Hazmat-suited health workers have been spotted at the city’s outdoor testing centres resting their feet on ice as mass daily testing continues.

“The heat is suffocating right now in Shanghai. Our compound is on lockdown, so I don’t know what it’s like on the street, but it’s a brutal shock when we open the door to go outside daily for PCR tests,” Blake Stone-Banks, a foreign resident of Shanghai, told Al Jazeera.

“Earlier this week one of the people conducting PCR tests at our compound fainted in the heat. These people are covered in PPE in 40 degrees Celsius, high-humidity heat.
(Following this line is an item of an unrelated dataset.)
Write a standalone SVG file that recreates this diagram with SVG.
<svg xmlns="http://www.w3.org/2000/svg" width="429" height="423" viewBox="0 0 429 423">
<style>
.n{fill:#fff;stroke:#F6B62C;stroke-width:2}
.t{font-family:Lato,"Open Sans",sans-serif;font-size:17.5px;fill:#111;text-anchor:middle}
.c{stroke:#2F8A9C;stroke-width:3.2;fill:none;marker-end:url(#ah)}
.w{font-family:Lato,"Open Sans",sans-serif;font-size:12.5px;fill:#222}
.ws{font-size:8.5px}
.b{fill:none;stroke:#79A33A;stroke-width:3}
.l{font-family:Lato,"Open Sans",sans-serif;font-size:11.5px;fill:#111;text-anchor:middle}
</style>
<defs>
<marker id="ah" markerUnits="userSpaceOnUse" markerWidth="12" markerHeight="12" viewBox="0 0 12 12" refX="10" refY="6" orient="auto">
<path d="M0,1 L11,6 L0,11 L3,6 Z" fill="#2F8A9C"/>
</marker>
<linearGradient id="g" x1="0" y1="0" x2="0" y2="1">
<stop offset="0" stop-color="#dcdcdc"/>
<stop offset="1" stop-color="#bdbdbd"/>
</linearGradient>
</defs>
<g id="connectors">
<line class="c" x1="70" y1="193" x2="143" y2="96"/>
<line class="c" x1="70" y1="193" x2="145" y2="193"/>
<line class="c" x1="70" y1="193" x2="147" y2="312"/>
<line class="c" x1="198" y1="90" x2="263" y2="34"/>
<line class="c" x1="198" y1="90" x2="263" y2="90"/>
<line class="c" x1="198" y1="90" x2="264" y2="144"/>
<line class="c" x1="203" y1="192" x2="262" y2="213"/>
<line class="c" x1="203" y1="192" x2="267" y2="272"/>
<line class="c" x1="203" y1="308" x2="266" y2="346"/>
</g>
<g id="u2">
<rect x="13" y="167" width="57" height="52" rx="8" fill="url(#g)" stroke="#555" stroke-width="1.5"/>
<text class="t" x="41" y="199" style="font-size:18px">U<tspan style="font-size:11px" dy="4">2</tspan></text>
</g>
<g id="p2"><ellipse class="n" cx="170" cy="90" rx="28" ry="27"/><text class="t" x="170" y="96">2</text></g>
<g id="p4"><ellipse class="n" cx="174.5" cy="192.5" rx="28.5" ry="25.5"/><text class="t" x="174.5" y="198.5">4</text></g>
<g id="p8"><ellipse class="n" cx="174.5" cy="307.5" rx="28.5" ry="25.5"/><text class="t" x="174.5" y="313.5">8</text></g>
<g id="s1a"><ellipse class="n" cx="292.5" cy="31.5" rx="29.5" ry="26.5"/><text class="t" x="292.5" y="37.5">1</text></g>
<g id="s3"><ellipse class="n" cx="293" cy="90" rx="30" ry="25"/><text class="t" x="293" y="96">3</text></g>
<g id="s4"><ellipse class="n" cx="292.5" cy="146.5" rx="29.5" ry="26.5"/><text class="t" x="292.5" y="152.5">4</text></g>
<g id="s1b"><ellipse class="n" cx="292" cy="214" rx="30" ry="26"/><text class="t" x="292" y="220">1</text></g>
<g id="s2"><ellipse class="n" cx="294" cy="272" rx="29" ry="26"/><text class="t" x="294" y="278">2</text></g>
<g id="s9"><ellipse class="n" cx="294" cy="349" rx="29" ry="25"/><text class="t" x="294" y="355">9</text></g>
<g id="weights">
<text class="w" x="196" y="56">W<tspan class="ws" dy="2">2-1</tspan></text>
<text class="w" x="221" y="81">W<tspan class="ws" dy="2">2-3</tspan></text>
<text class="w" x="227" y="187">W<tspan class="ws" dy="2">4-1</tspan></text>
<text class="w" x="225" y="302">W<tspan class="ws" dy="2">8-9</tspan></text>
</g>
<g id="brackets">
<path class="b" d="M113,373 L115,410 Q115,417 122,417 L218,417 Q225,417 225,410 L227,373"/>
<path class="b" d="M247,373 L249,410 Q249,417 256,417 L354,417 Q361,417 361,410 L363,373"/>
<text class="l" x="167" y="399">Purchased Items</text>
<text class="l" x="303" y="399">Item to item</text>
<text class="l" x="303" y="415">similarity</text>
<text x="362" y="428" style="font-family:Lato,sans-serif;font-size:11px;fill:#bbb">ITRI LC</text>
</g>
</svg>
It’s uncomfortable in a T-shirt, and I can’t begin to imagine what that feels like under PPE.”

Shanghai summers can be hot and steamy, but this year’s temperatures have been extraordinary.

City temperatures already hit 40C (104F) on Sunday, the earliest date on record, and more are expected this week. Shanghai has only seen 15 days over 40C (104F) since records began in 1873, according to state news agency Xinhua.

In central China’s Chongqing province, three days of temperatures over 40C (104F) are blamed for the collapse of the roof at one café while elsewhere, photos of shattered windowpanes and bus stations were shared on social media.

In Sichuan province, home to China’s famed pandas, zoos posted photos of the black and white bears hugging blocks of ice — just one provision to cool animals kept in outdoor enclosures.

Elsewhere in China, roads buckled in Jiangxi province under the intense heat.

The high temperatures are just the latest challenge for China, which has been hit by a wave of adverse weather in recent months that has affected daily life and damaged urban infrastructure.

The country recorded its warmest June in 60 years, with temperatures averaging 0.9C (1.6F) higher than usual, according to Xinhua news agency.

Heatwaves in the middle of the month affected more than 600 million people, mainly in the north as temperatures topped 44.2C (112F) in part of Hebei, the province that surrounds Beijing.

Other regions of China, meanwhile, were hit hard by heavy rain and flooding, swelling more than 100 rivers to emergency levels, according to the Communist party-run People’s Daily. The flooding displaced hundreds of thousands of people and prompted the government to issue its second-highest flood alert, according to Xinhua.